--- Start Supplied records ---

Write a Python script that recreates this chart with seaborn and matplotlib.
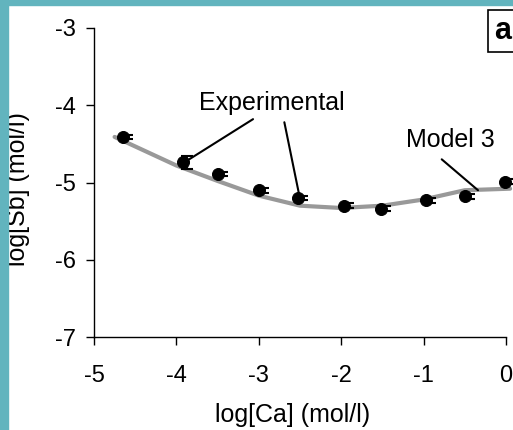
import matplotlib
matplotlib.use("Agg")
import matplotlib.pyplot as plt
from matplotlib.patches import Rectangle
import seaborn as sns
import pandas as pd
import numpy as np

# Experimental data
exp_logca = [-4.65, -3.92, -3.50, -3.00, -2.52, -1.97, -1.52, -0.97, -0.50, -0.01]
exp_logsb = [-4.41, -4.74, -4.89, -5.10, -5.20, -5.30, -5.34, -5.23, -5.18, -4.99]
exp_err = [0.03, 0.08, 0.03, 0.03, 0.03, 0.03, 0.03, 0.03, 0.03, 0.03]

# Model 3 curve
model_logca = [-4.75, -4.00, -3.50, -3.00, -2.50, -2.00, -1.50, -1.00, -0.50, 0.05]
model_logsb = [-4.41, -4.78, -4.98, -5.17, -5.30, -5.33, -5.30, -5.22, -5.10, -5.08]

xticks = [-5, -4, -3, -2, -1, 0]
yticks = [-7, -6, -5, -4, -3]

sns.set_style("ticks")
plt.rcParams['font.family'] = ['Liberation Sans', 'DejaVu Sans']
plt.rcParams['text.color'] = 'black'
plt.rcParams['axes.labelcolor'] = 'black'
plt.rcParams['xtick.color'] = 'black'
plt.rcParams['ytick.color'] = 'black'

fig = plt.figure(figsize=(5.13, 4.30), dpi=100)
fig.patch.set_facecolor("white")
# teal frame (left and top)
teal = "#62B4BE"
fig.patches.append(Rectangle((0, 0), 8/513, 1, transform=fig.transFigure, color=teal, zorder=0))
fig.patches.append(Rectangle((0, 1 - 5/430), 1, 5/430, transform=fig.transFigure, color=teal, zorder=0))

ax = fig.add_axes([94/513, 1 - 337/430, (506 - 94)/513, (337 - 28)/430])
ax.set_facecolor("white")

df_model = pd.DataFrame({"x": model_logca, "y": model_logsb})
df_exp = pd.DataFrame({"x": exp_logca, "y": exp_logsb})

sns.lineplot(data=df_model, x="x", y="y", ax=ax, color="#999999", linewidth=3, sort=False, zorder=2)
ax.errorbar(np.array(exp_logca) + 0.05, exp_logsb, yerr=exp_err, fmt="none",
            ecolor="black", elinewidth=1.2, capsize=4, capthick=1.5, zorder=3)
sns.scatterplot(data=df_exp, x="x", y="y", ax=ax, color="black", s=75, edgecolor="black", zorder=4)

ax.set_xlim(-5, 0)
ax.set_ylim(-7, -3)
ax.set_xticks(xticks)
ax.set_yticks(yticks)
ax.set_xticklabels([str(t) for t in xticks])
ax.set_yticklabels([str(t) for t in yticks])
ax.tick_params(axis="both", direction="out", length=6, width=1, labelsize=17, colors="black")
ax.tick_params(axis="x", pad=14)
ax.tick_params(axis="y", pad=7)
for s in ["top", "right"]:
    ax.spines[s].set_visible(False)
for s in ["left", "bottom"]:
    ax.spines[s].set_color("black")
    ax.spines[s].set_linewidth(1)

ax.set_xlabel("log[Ca] (mol/l)", fontsize=18, color="black")
ax.set_ylabel("log[Sb] (mol/l)", fontsize=18, color="black")
ax.xaxis.set_label_coords((293 - 94)/412, -(403 - 337)/309)
ax.yaxis.set_label_coords(-(94 - 30)/412, (337 - 189)/309)

# annotations
ax.text(-2.84, -3.97, "Experimental", fontsize=18, ha="center", va="center", color="black")
ax.annotate("", xy=(-3.86, -4.71), xytext=(-3.07, -4.18),
            arrowprops=dict(arrowstyle="-", color="black", lw=1.5, shrinkA=0, shrinkB=0))
ax.annotate("", xy=(-2.51, -5.16), xytext=(-2.69, -4.22),
            arrowprops=dict(arrowstyle="-", color="black", lw=1.5, shrinkA=0, shrinkB=0))
ax.text(-0.67, -4.45, "Model 3", fontsize=18, ha="center", va="center", color="black")
ax.annotate("", xy=(-0.34, -5.10), xytext=(-0.78, -4.70),
            arrowprops=dict(arrowstyle="-", color="black", lw=1.5, shrinkA=0, shrinkB=0))

for c in ax.get_children():
    try:
        c.set_clip_on(False)
    except Exception:
        pass

fig.text(511/513, 1 - 31/430, "a", fontsize=22, fontweight="bold", ha="right", va="center",
         color="black",
         bbox=dict(boxstyle="square,pad=0.2", facecolor="white", edgecolor="black", linewidth=1.2))

fig.savefig("out.png", dpi=100)
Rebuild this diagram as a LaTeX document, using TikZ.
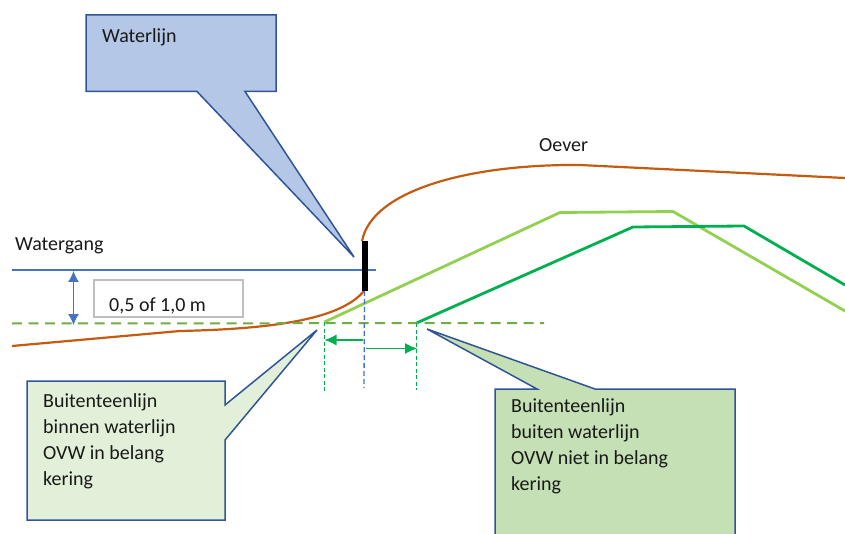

--- End Supplied records ---

What this task involves:
Give an exact reproduction of every line, leaving out any picture.

Problem solution:
Write a Python script that recreates this chart with seaborn and matplotlib.
import matplotlib
matplotlib.use("Agg")
import matplotlib.pyplot as plt
from matplotlib.patches import Rectangle
import seaborn as sns
import pandas as pd
import numpy as np

# Experimental data
exp_logca = [-4.65, -3.92, -3.50, -3.00, -2.52, -1.97, -1.52, -0.97, -0.50, -0.01]
exp_logsb = [-4.41, -4.74, -4.89, -5.10, -5.20, -5.30, -5.34, -5.23, -5.18, -4.99]
exp_err = [0.03, 0.08, 0.03, 0.03, 0.03, 0.03, 0.03, 0.03, 0.03, 0.03]

# Model 3 curve
model_logca = [-4.75, -4.00, -3.50, -3.00, -2.50, -2.00, -1.50, -1.00, -0.50, 0.05]
model_logsb = [-4.41, -4.78, -4.98, -5.17, -5.30, -5.33, -5.30, -5.22, -5.10, -5.08]

xticks = [-5, -4, -3, -2, -1, 0]
yticks = [-7, -6, -5, -4, -3]

sns.set_style("ticks")
plt.rcParams['font.family'] = ['Liberation Sans', 'DejaVu Sans']
plt.rcParams['text.color'] = 'black'
plt.rcParams['axes.labelcolor'] = 'black'
plt.rcParams['xtick.color'] = 'black'
plt.rcParams['ytick.color'] = 'black'

fig = plt.figure(figsize=(5.13, 4.30), dpi=100)
fig.patch.set_facecolor("white")
# teal frame (left and top)
teal = "#62B4BE"
fig.patches.append(Rectangle((0, 0), 8/513, 1, transform=fig.transFigure, color=teal, zorder=0))
fig.patches.append(Rectangle((0, 1 - 5/430), 1, 5/430, transform=fig.transFigure, color=teal, zorder=0))

ax = fig.add_axes([94/513, 1 - 337/430, (506 - 94)/513, (337 - 28)/430])
ax.set_facecolor("white")

df_model = pd.DataFrame({"x": model_logca, "y": model_logsb})
df_exp = pd.DataFrame({"x": exp_logca, "y": exp_logsb})

sns.lineplot(data=df_model, x="x", y="y", ax=ax, color="#999999", linewidth=3, sort=False, zorder=2)
ax.errorbar(np.array(exp_logca) + 0.05, exp_logsb, yerr=exp_err, fmt="none",
            ecolor="black", elinewidth=1.2, capsize=4, capthick=1.5, zorder=3)
sns.scatterplot(data=df_exp, x="x", y="y", ax=ax, color="black", s=75, edgecolor="black", zorder=4)

ax.set_xlim(-5, 0)
ax.set_ylim(-7, -3)
ax.set_xticks(xticks)
ax.set_yticks(yticks)
ax.set_xticklabels([str(t) for t in xticks])
ax.set_yticklabels([str(t) for t in yticks])
ax.tick_params(axis="both", direction="out", length=6, width=1, labelsize=17, colors="black")
ax.tick_params(axis="x", pad=14)
ax.tick_params(axis="y", pad=7)
for s in ["top", "right"]:
    ax.spines[s].set_visible(False)
for s in ["left", "bottom"]:
    ax.spines[s].set_color("black")
    ax.spines[s].set_linewidth(1)

ax.set_xlabel("log[Ca] (mol/l)", fontsize=18, color="black")
ax.set_ylabel("log[Sb] (mol/l)", fontsize=18, color="black")
ax.xaxis.set_label_coords((293 - 94)/412, -(403 - 337)/309)
ax.yaxis.set_label_coords(-(94 - 30)/412, (337 - 189)/309)

# annotations
ax.text(-2.84, -3.97, "Experimental", fontsize=18, ha="center", va="center", color="black")
ax.annotate("", xy=(-3.86, -4.71), xytext=(-3.07, -4.18),
            arrowprops=dict(arrowstyle="-", color="black", lw=1.5, shrinkA=0, shrinkB=0))
ax.annotate("", xy=(-2.51, -5.16), xytext=(-2.69, -4.22),
            arrowprops=dict(arrowstyle="-", color="black", lw=1.5, shrinkA=0, shrinkB=0))
ax.text(-0.67, -4.45, "Model 3", fontsize=18, ha="center", va="center", color="black")
ax.annotate("", xy=(-0.34, -5.10), xytext=(-0.78, -4.70),
            arrowprops=dict(arrowstyle="-", color="black", lw=1.5, shrinkA=0, shrinkB=0))

for c in ax.get_children():
    try:
        c.set_clip_on(False)
    except Exception:
        pass

fig.text(511/513, 1 - 31/430, "a", fontsize=22, fontweight="bold", ha="right", va="center",
         color="black",
         bbox=dict(boxstyle="square,pad=0.2", facecolor="white", edgecolor="black", linewidth=1.2))

fig.savefig("out.png", dpi=100)
Rebuild this diagram as a LaTeX document, using TikZ.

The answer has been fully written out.